SAS expects that AI will eventually come to the rescue, with hopes that cognitive engines and machine learning will be harnessed by marketeers to “create chatbot-style solutions that provide human-like interactions”.

“No matter how many organisations say they’re using artificial intelligence and predictive analytics to improve their customer experience, the reality is clearly far behind the talk,” commented Tiffany Carpenter, Head of Customer Intelligence at SAS UK & Ireland. She maintains companies are not using all the information available to make accurate predictions about their customers’ latest tastes and circumstances and  risk of damaging their customer relationships as a result.

“Most consumer-facing organisations admit they are still driven by internal sales and targets over customer experience. They need to implement predictive analytics to avoid leaving customers in a rut,” she continued (I love the idea that without being adequately marketed to, customers will be informationally deficient). “It’s essential to incorporate as much data as possible – internal and external, online and offline – in real-time analytics engines to ensure the insights they produce are as accurate as possible. Only then can you achieve the kind of intelligent personalisation that modern consumers now demand.”
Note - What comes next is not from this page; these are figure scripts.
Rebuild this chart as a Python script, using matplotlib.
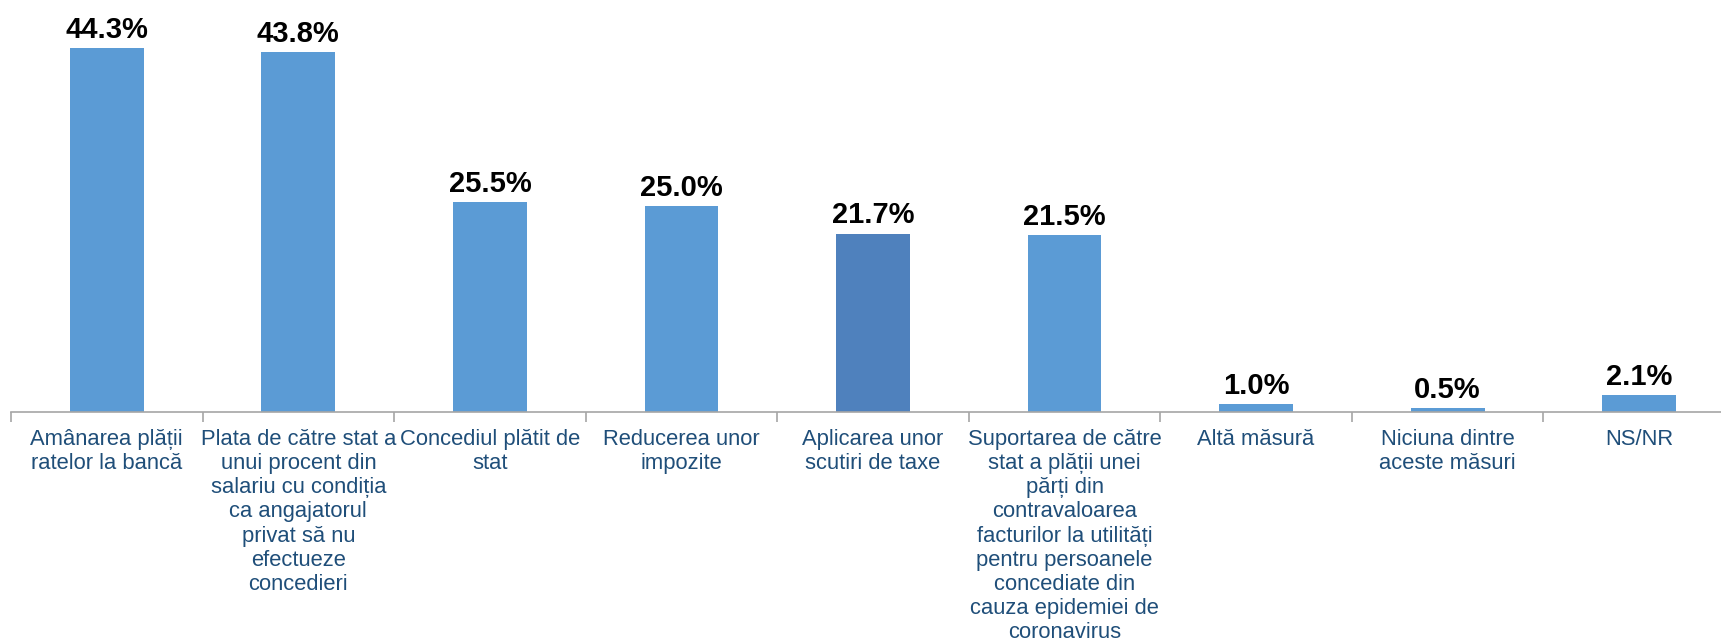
import matplotlib.pyplot as plt
import numpy as np

plt.rcParams['font.family'] = ['Liberation Sans', 'DejaVu Sans']

categories = ['Amânarea plății\nratelor la bancă',
              'Plata de către stat a\nunui procent din\nsalariu cu condiția\nca angajatorul\nprivat să nu\nefectueze\nconcedieri',
              'Concediul plătit de\nstat',
              'Reducerea unor\nimpozite',
              'Aplicarea unor\nscutiri de taxe',
              'Suportarea de către\nstat a plății unei\npărți din\ncontravaloarea\nfacturilor la utilități\npentru persoanele\nconcediate din\ncauza epidemiei de\ncoronavirus',
              'Altă măsură',
              'Niciuna dintre\naceste măsuri',
              'NS/NR']
values = [44.3, 43.8, 25.5, 25.0, 21.7, 21.5, 1.0, 0.5, 2.1]

colors = ['#5B9BD5'] * len(values)
colors[4] = '#4F81BD'  # highlighted bar

fig = plt.figure(figsize=(17.21, 6.41), dpi=100)
ax = fig.add_axes([11 / 1721, 0.357, 1724 / 1721, 0.643])

x = np.arange(len(values))
ax.bar(x, values, width=0.385, color=colors)

# value labels above bars
for xi, v in zip(x, values):
    ax.annotate(f'{v:.1f}%', (xi, v), xytext=(0, 3), textcoords='offset points',
                ha='center', va='bottom', fontsize=21, fontweight='bold', color='black')

ax.set_xlim(-0.5, len(values) - 0.5)
ax.set_ylim(0, 50.1)

# labels at centers, tick marks between categories
ax.set_xticks(x)
ax.set_xticklabels(categories, fontsize=15.8, color='#1F4E79', linespacing=1.2, va='top')
ax.tick_params(axis='x', which='major', length=0, pad=12)
ax.set_xticks(np.arange(len(values) + 1) - 0.5, minor=True)
ax.tick_params(axis='x', which='minor', length=7, color='#A6A6A6', width=1.2)

ax.set_yticks([])
for s in ['top', 'right', 'left']:
    ax.spines[s].set_visible(False)
ax.spines['bottom'].set_color('#A6A6A6')
ax.spines['bottom'].set_linewidth(1.2)

plt.savefig('out.png', dpi=100)
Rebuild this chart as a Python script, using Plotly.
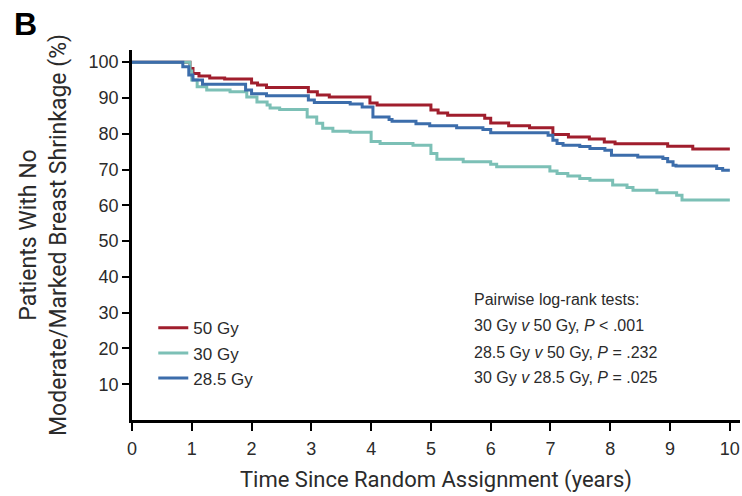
import plotly.graph_objects as go

# ---- data ----
series_names = ["50 Gy", "30 Gy", "28.5 Gy"]

t_50 = [0, 0.97, 1.02, 1.12, 1.3, 1.55, 2.0, 2.1, 2.25, 2.95, 3.1, 3.3, 3.98, 4.1,
        5.0, 5.12, 5.28, 5.9, 6.0, 6.3, 6.65, 7.04, 7.3, 7.65, 7.9, 8.08, 8.96, 9.38, 10.0]
v_50 = [100, 98.2, 96.8, 96.1, 95.6, 95.3, 94.2, 93.6, 92.9, 91.7, 90.8, 90.3, 88.6, 88.0,
        86.6, 85.8, 85.2, 84.3, 83.0, 82.2, 81.7, 79.8, 79.1, 78.5, 77.7, 77.2, 76.5, 75.7, 75.7]

t_30 = [0, 0.97, 1.0, 1.09, 1.25, 1.64, 1.92, 2.09, 2.26, 2.31, 2.47, 2.93, 3.09, 3.19,
        3.36, 3.65, 4.0, 4.15, 4.7, 5.0, 5.1, 5.54, 6.0, 6.1, 6.99, 7.11, 7.29, 7.49,
        7.66, 8.04, 8.28, 8.38, 8.78, 9.11, 9.2, 10.0]
v_30 = [100, 97.5, 95.0, 93.1, 92.2, 91.7, 90.3, 88.9, 88.0, 87.2, 86.8, 84.7, 82.9, 81.5,
        80.7, 80.4, 77.8, 77.3, 76.8, 74.5, 72.9, 72.2, 71.5, 70.8, 69.6, 68.9, 68.2, 67.5,
        67.0, 65.7, 65.0, 64.2, 63.5, 62.8, 61.5, 61.5]

t_285 = [0, 0.85, 0.95, 1.02, 1.18, 1.9, 2.0, 2.25, 2.95, 3.05, 3.65, 3.85, 4.03, 4.3,
         4.35, 4.75, 4.98, 5.43, 5.87, 6.0, 6.96, 7.04, 7.11, 7.21, 7.49, 7.66, 7.91,
         8.02, 8.46, 8.88, 8.96, 9.05, 9.1, 9.78, 9.88, 10.0]
v_285 = [100, 98.7, 96.4, 95.0, 93.8, 92.2, 91.2, 90.6, 89.4, 88.7, 88.3, 87.5, 84.7, 84.0,
         83.5, 82.8, 82.2, 81.7, 81.2, 80.3, 79.6, 78.2, 77.3, 76.8, 76.4, 75.9, 75.4,
         74.0, 73.5, 73.1, 72.2, 71.2, 71.0, 70.3, 69.8, 69.8]

x_ticks = list(range(0, 11))
y_ticks = list(range(10, 101, 10))

test_lines = [
    "Pairwise log-rank tests:",
    "30 Gy <i>v</i> 50 Gy, <i>P</i> &lt; .001",
    "28.5 Gy <i>v</i> 50 Gy, <i>P</i> = .232",
    "30 Gy <i>v</i> 28.5 Gy, <i>P</i> = .025",
]
test_y = [33.8, 26.3, 19.0, 12.0]
test_x = 5.69

colors = ["#a01e2d", "#7cc0b6", "#3c6dab"]

W, H = 742, 496
ML, MR, MT, MB = 132, 2, 50, 76
PW, PH = W - ML - MR, H - MT - MB

fig = go.Figure()
for name, tx, vy, c in zip(series_names, [t_50, t_30, t_285], [v_50, v_30, v_285], colors):
    fig.add_trace(go.Scatter(x=tx, y=vy, mode="lines", name=name,
                             line=dict(color=c, width=3, shape="hv")))

for txt, yy in zip(test_lines, test_y):
    fig.add_annotation(x=test_x, y=yy, xref="x", yref="y", text=txt, showarrow=False,
                       xanchor="left", yanchor="middle",
                       font=dict(family="Liberation Sans, Arial, sans-serif", size=16, color="#2b2b2b"))

fig.add_annotation(xref="paper", yref="paper", x=(25 - ML) / PW, y=1 + (MT - 24) / PH,
                   text="<b>B</b>", showarrow=False, xanchor="center", yanchor="middle",
                   font=dict(family="Liberation Sans, Arial, sans-serif", size=32, color="#000"))

x_title_font = dict(family="Roboto, Liberation Sans, sans-serif", size=22, color="#2b2b2b")
y_title_font = dict(family="Roboto, Liberation Sans, sans-serif", size=23, color="#2b2b2b")
tick_font = dict(family="Liberation Sans, Arial, sans-serif", size=18, color="#2b2b2b")

fig.update_layout(
    width=W, height=H,
    margin=dict(l=ML, r=MR, t=MT, b=MB, autoexpand=False),
    paper_bgcolor="white", plot_bgcolor="white",
    showlegend=True,
    legend=dict(x=0.035, y=0.2965, xanchor="left", yanchor="top",
                font=dict(family="Liberation Sans, Arial, sans-serif", size=17, color="#2b2b2b"),
                bgcolor="rgba(0,0,0,0)"),
    xaxis=dict(range=[0, 10.17], tickvals=x_ticks, ticktext=[str(v) for v in x_ticks],
               showline=True, linecolor="black", linewidth=2.5, ticks="outside",
               ticklen=8, tickwidth=2, tickcolor="black", showgrid=False, zeroline=False,
               tickfont=tick_font, automargin=False, ticklabelstandoff=3,
               title=dict(text="Time Since Random Assignment (years)", font=x_title_font, standoff=14)),
    yaxis=dict(range=[0, 103.4], tickvals=y_ticks, ticktext=[str(v) for v in y_ticks],
               showline=True, linecolor="black", linewidth=2.5, ticks="outside",
               ticklen=7, tickwidth=2, tickcolor="black", showgrid=False, zeroline=False,
               tickfont=tick_font, automargin=False,
               title=dict(text="Patients With No<br>Moderate/Marked Breast Shrinkage (%)",
                          font=y_title_font, standoff=16)),
)

fig.write_html("out.html", config={"displayModeBar": False},
               post_script="document.body.style.margin='0';")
Do they really demand personalisation? I’m not sure that if and when the general customer in the street starts to get personalised marketing that they’ll want it. Not, for instance, if it eventually means interacting with an intelligent verbal chatbot, such as the one exhibited by Google a couple of weeks back (see - Google falls into the old ‘my robot’s too smart for its own good’ trap).

Still, if, like many people you view the advent of data-driven personalised advertising and marketing with dread, then you need not worry too much just yet because, if the SAS research is anything to go by, we’re nowhere near close to feeling its full force.

“There’s a clear gulf between what companies think they can do and what they actually deliver,” says SAS. “Although they are quick to sign up to buzz topics like AI and real-time customer engagement, many are failing to make good on their promises.”  

So no need to panic... yet.

The SAS research report ‘Darkness of Digital Shadows’ is based on a survey of 350 heads of marketing, customer service and experience, digital and data for their perspectives on how they personalise their customer experience using analytics, AI and segmentation. The respondents were split equally between the energy, government, insurance, media, retail, telecoms and retail banking sectors.